• Your objective: The records below must be copied in full; omit the images.

[Code that draws figures]
----

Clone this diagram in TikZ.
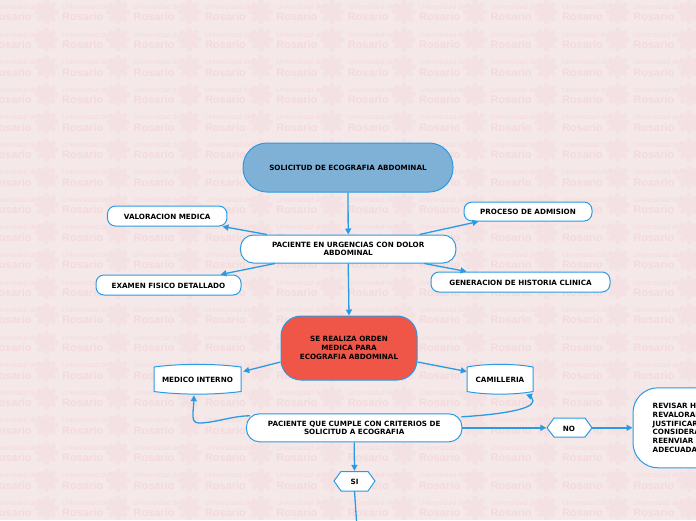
\documentclass[tikz,border=0pt]{standalone}
\usepackage{fontspec}
\setmainfont{DejaVu Sans}
\newfontfamily\wmfont{Liberation Sans}
\usetikzlibrary{arrows.meta}
\definecolor{bgp}{HTML}{F5E8E9}
\definecolor{wm}{HTML}{F4DADC}
\definecolor{wmb}{HTML}{F4E1E3}
\definecolor{lin}{HTML}{2A9BE3}
\definecolor{blu}{HTML}{7FB0D6}
\definecolor{redd}{HTML}{EF5648}
\newcommand{\lbl}{\fontsize{7.2pt}{8.7pt}\selectfont\bfseries}
\tikzset{
 x=1pt,y=-1pt,
 lowered/.style={execute at begin node={\rule{0pt}{7pt}}},
 pill/.style={draw=lin,line width=1pt,fill=white,align=center,inner sep=0pt,font=\lbl,rounded corners=#1,lowered},
 shapeline/.style={draw=lin,line width=1pt,fill=white},
 plain/.style={align=center,inner sep=0pt,font=\lbl,lowered},
 link/.style={draw=lin,line width=1.3pt,-{Triangle[length=6pt,width=6pt]}},
 hlink/.style={link,line width=1.7pt},
 bare/.style={draw=lin,line width=1.3pt},
 wmA/.style={text=wm,inner sep=0pt,anchor=west,font=\wmfont\fontsize{7pt}{8pt}\selectfont},
 wmB/.style={text=wm,inner sep=0pt,anchor=west,font=\wmfont\fontsize{11pt}{12pt}\selectfont\bfseries},
}
\begin{document}
\begin{tikzpicture}
\useasboundingbox (0,0) rectangle (696,520);
\fill[bgp] (0,0) rectangle (696,520);
% watermark
\begin{scope}
\clip (0,0) rectangle (696,520);
\foreach \c in {-1,...,9}{
 \foreach \r in {-1,...,19}{
  \pgfmathsetmacro{\xx}{62+71.4*\c}
  \pgfmathsetmacro{\yy}{7+27.55*\r}
  \fill[wmb] (\xx+56,\yy+5) circle (8.5);
  \foreach \a in {0,45,...,315}{
    \fill[wmb] (\xx+56,\yy+5) ++(\a:9.5) circle (2.6);
  }
  \node[wmA] at (\xx,\yy) {Universidad del};
  \node[wmB] at (\xx,\yy+10) {Rosario};
 }
}
\end{scope}
% nodes
\node[pill=24pt,fill=blu,minimum width=210pt,minimum height=49pt] (sol) at (348,167.5) {SOLICITUD DE ECOGRAFIA ABDOMINAL};
\node[pill=8pt,minimum width=119.5pt,minimum height=20pt] (val) at (167.2,216) {VALORACION MEDICA};
\node[pill=13pt,minimum width=215.5pt,minimum height=28pt] (urg) at (348.2,249) {PACIENTE EN URGENCIAS CON DOLOR\\ABDOMINAL};
\node[pill=8pt,minimum width=145pt,minimum height=20pt] (exa) at (168.5,285) {EXAMEN FISICO DETALLADO};
\node[pill=8pt,minimum width=128pt,minimum height=19pt] (pro) at (528,211.5) {PROCESO DE ADMISION};
\node[pill=8pt,minimum width=179pt,minimum height=20pt] (gen) at (520.5,282) {GENERACION DE HISTORIA CLINICA};
\node[pill=20pt,fill=redd,minimum width=136pt,minimum height=64pt] (ord) at (349,348) {SE REALIZA ORDEN\\MEDICA PARA\\ECOGRAFIA ABDOMINAL};
\draw[shapeline] (154,367) .. controls (180,363.5) and (215,363.5) .. (241,367) -- (241,391.5) .. controls (215,395) and (180,395) .. (154,391.5) -- cycle;
\node[plain,minimum width=87pt,minimum height=29pt] (med) at (197.5,379.5) {MEDICO INTERNO};
\draw[shapeline] (467,367) .. controls (485,363.5) and (515,363.5) .. (533,367) -- (533,391.5) .. controls (515,395) and (485,395) .. (467,391.5) -- cycle;
\node[plain,minimum width=66pt,minimum height=29pt] (cam) at (500,379.5) {CAMILLERIA};
\node[pill=13pt,minimum width=215.5pt,minimum height=28pt] (cum) at (354.2,427.8) {PACIENTE QUE CUMPLE CON CRITERIOS DE\\SOLICITUD A ECOGRAFIA};
\draw[shapeline] (334,481) -- (341,471.5) -- (368,471.5) -- (375,481) -- (368,491) -- (341,491) -- cycle;
\node[plain,minimum width=41pt,minimum height=20pt] (si) at (354.5,481) {SI};
\draw[shapeline] (547,427.8) -- (554,418) -- (585,418) -- (592,427.8) -- (585,437) -- (554,437) -- cycle;
\node[plain,minimum width=45pt,minimum height=19pt] (no) at (569,427.8) {NO};
\node[pill=25pt,minimum width=130pt,minimum height=80pt] (rev) at (698,427.8) {};
\node[plain,anchor=west,align=left] (revt) at (652.5,427.8) {REVISAR H\\REVALORAR\\JUSTIFICAR\\CONSIDERA\\REENVIAR\\ADECUADA};
\coordinate (bot) at (356.5,521);
% connectors
\draw[link] (sol.south) -- (urg.north);
\draw[link] (urg.south) -- (ord.north);
\draw[link] ([xshift=27pt]urg.north west) -- ([xshift=-5pt]val.south east);
\draw[link] ([xshift=35pt]urg.south west) -- ([xshift=-21pt]exa.north east);
\draw[link] ([xshift=-37pt]urg.north east) -- ([xshift=15pt]pro.south west);
\draw[link] ([xshift=-32pt]urg.south east) -- ([xshift=36pt]gen.north west);
\draw[link] ([yshift=-14pt]ord.west) -- ([xshift=2pt,yshift=8pt]med.east);
\draw[link] ([yshift=-14pt]ord.east) -- ([yshift=8pt]cam.west);
\draw[link] ([xshift=4pt,yshift=-2.5pt]cum.north west) .. controls +(-18,0) and (215,423) .. (199,423)
   .. controls (190,423) and (193.5,412) .. ([xshift=-3.5pt,yshift=-1pt]med.south);
\draw[link] ([xshift=-1pt,yshift=-3.5pt]cum.north east) .. controls +(34,-2) and (533,410) .. (533,401)
   .. controls (533,398) and (530,396) .. ([xshift=26pt,yshift=-.5pt]cam.south);
\draw[hlink] (cum.east) -- (no.west);
\draw[hlink] (no.east) -- (rev.west);
\draw[link] (cum.south) -- (si.north);
\draw[bare] (si.south) -- (bot);
\end{tikzpicture}
\end{document}
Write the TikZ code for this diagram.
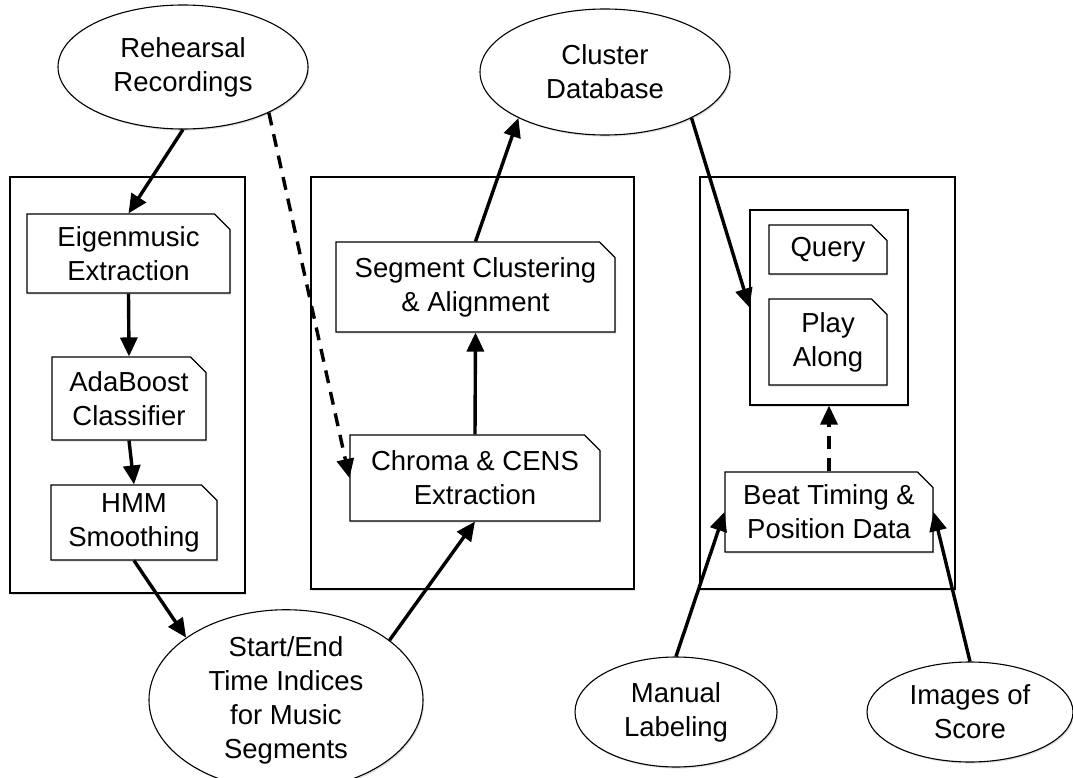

----

• Correct result:
Clone this diagram in TikZ.
\documentclass[tikz,border=0pt]{standalone}
\usepackage{fontspec}
\setmainfont{DejaVu Sans}
\newfontfamily\wmfont{Liberation Sans}
\usetikzlibrary{arrows.meta}
\definecolor{bgp}{HTML}{F5E8E9}
\definecolor{wm}{HTML}{F4DADC}
\definecolor{wmb}{HTML}{F4E1E3}
\definecolor{lin}{HTML}{2A9BE3}
\definecolor{blu}{HTML}{7FB0D6}
\definecolor{redd}{HTML}{EF5648}
\newcommand{\lbl}{\fontsize{7.2pt}{8.7pt}\selectfont\bfseries}
\tikzset{
 x=1pt,y=-1pt,
 lowered/.style={execute at begin node={\rule{0pt}{7pt}}},
 pill/.style={draw=lin,line width=1pt,fill=white,align=center,inner sep=0pt,font=\lbl,rounded corners=#1,lowered},
 shapeline/.style={draw=lin,line width=1pt,fill=white},
 plain/.style={align=center,inner sep=0pt,font=\lbl,lowered},
 link/.style={draw=lin,line width=1.3pt,-{Triangle[length=6pt,width=6pt]}},
 hlink/.style={link,line width=1.7pt},
 bare/.style={draw=lin,line width=1.3pt},
 wmA/.style={text=wm,inner sep=0pt,anchor=west,font=\wmfont\fontsize{7pt}{8pt}\selectfont},
 wmB/.style={text=wm,inner sep=0pt,anchor=west,font=\wmfont\fontsize{11pt}{12pt}\selectfont\bfseries},
}
\begin{document}
\begin{tikzpicture}
\useasboundingbox (0,0) rectangle (696,520);
\fill[bgp] (0,0) rectangle (696,520);
% watermark
\begin{scope}
\clip (0,0) rectangle (696,520);
\foreach \c in {-1,...,9}{
 \foreach \r in {-1,...,19}{
  \pgfmathsetmacro{\xx}{62+71.4*\c}
  \pgfmathsetmacro{\yy}{7+27.55*\r}
  \fill[wmb] (\xx+56,\yy+5) circle (8.5);
  \foreach \a in {0,45,...,315}{
    \fill[wmb] (\xx+56,\yy+5) ++(\a:9.5) circle (2.6);
  }
  \node[wmA] at (\xx,\yy) {Universidad del};
  \node[wmB] at (\xx,\yy+10) {Rosario};
 }
}
\end{scope}
% nodes
\node[pill=24pt,fill=blu,minimum width=210pt,minimum height=49pt] (sol) at (348,167.5) {SOLICITUD DE ECOGRAFIA ABDOMINAL};
\node[pill=8pt,minimum width=119.5pt,minimum height=20pt] (val) at (167.2,216) {VALORACION MEDICA};
\node[pill=13pt,minimum width=215.5pt,minimum height=28pt] (urg) at (348.2,249) {PACIENTE EN URGENCIAS CON DOLOR\\ABDOMINAL};
\node[pill=8pt,minimum width=145pt,minimum height=20pt] (exa) at (168.5,285) {EXAMEN FISICO DETALLADO};
\node[pill=8pt,minimum width=128pt,minimum height=19pt] (pro) at (528,211.5) {PROCESO DE ADMISION};
\node[pill=8pt,minimum width=179pt,minimum height=20pt] (gen) at (520.5,282) {GENERACION DE HISTORIA CLINICA};
\node[pill=20pt,fill=redd,minimum width=136pt,minimum height=64pt] (ord) at (349,348) {SE REALIZA ORDEN\\MEDICA PARA\\ECOGRAFIA ABDOMINAL};
\draw[shapeline] (154,367) .. controls (180,363.5) and (215,363.5) .. (241,367) -- (241,391.5) .. controls (215,395) and (180,395) .. (154,391.5) -- cycle;
\node[plain,minimum width=87pt,minimum height=29pt] (med) at (197.5,379.5) {MEDICO INTERNO};
\draw[shapeline] (467,367) .. controls (485,363.5) and (515,363.5) .. (533,367) -- (533,391.5) .. controls (515,395) and (485,395) .. (467,391.5) -- cycle;
\node[plain,minimum width=66pt,minimum height=29pt] (cam) at (500,379.5) {CAMILLERIA};
\node[pill=13pt,minimum width=215.5pt,minimum height=28pt] (cum) at (354.2,427.8) {PACIENTE QUE CUMPLE CON CRITERIOS DE\\SOLICITUD A ECOGRAFIA};
\draw[shapeline] (334,481) -- (341,471.5) -- (368,471.5) -- (375,481) -- (368,491) -- (341,491) -- cycle;
\node[plain,minimum width=41pt,minimum height=20pt] (si) at (354.5,481) {SI};
\draw[shapeline] (547,427.8) -- (554,418) -- (585,418) -- (592,427.8) -- (585,437) -- (554,437) -- cycle;
\node[plain,minimum width=45pt,minimum height=19pt] (no) at (569,427.8) {NO};
\node[pill=25pt,minimum width=130pt,minimum height=80pt] (rev) at (698,427.8) {};
\node[plain,anchor=west,align=left] (revt) at (652.5,427.8) {REVISAR H\\REVALORAR\\JUSTIFICAR\\CONSIDERA\\REENVIAR\\ADECUADA};
\coordinate (bot) at (356.5,521);
% connectors
\draw[link] (sol.south) -- (urg.north);
\draw[link] (urg.south) -- (ord.north);
\draw[link] ([xshift=27pt]urg.north west) -- ([xshift=-5pt]val.south east);
\draw[link] ([xshift=35pt]urg.south west) -- ([xshift=-21pt]exa.north east);
\draw[link] ([xshift=-37pt]urg.north east) -- ([xshift=15pt]pro.south west);
\draw[link] ([xshift=-32pt]urg.south east) -- ([xshift=36pt]gen.north west);
\draw[link] ([yshift=-14pt]ord.west) -- ([xshift=2pt,yshift=8pt]med.east);
\draw[link] ([yshift=-14pt]ord.east) -- ([yshift=8pt]cam.west);
\draw[link] ([xshift=4pt,yshift=-2.5pt]cum.north west) .. controls +(-18,0) and (215,423) .. (199,423)
   .. controls (190,423) and (193.5,412) .. ([xshift=-3.5pt,yshift=-1pt]med.south);
\draw[link] ([xshift=-1pt,yshift=-3.5pt]cum.north east) .. controls +(34,-2) and (533,410) .. (533,401)
   .. controls (533,398) and (530,396) .. ([xshift=26pt,yshift=-.5pt]cam.south);
\draw[hlink] (cum.east) -- (no.west);
\draw[hlink] (no.east) -- (rev.west);
\draw[link] (cum.south) -- (si.north);
\draw[bare] (si.south) -- (bot);
\end{tikzpicture}
\end{document}
Write the TikZ code for this diagram.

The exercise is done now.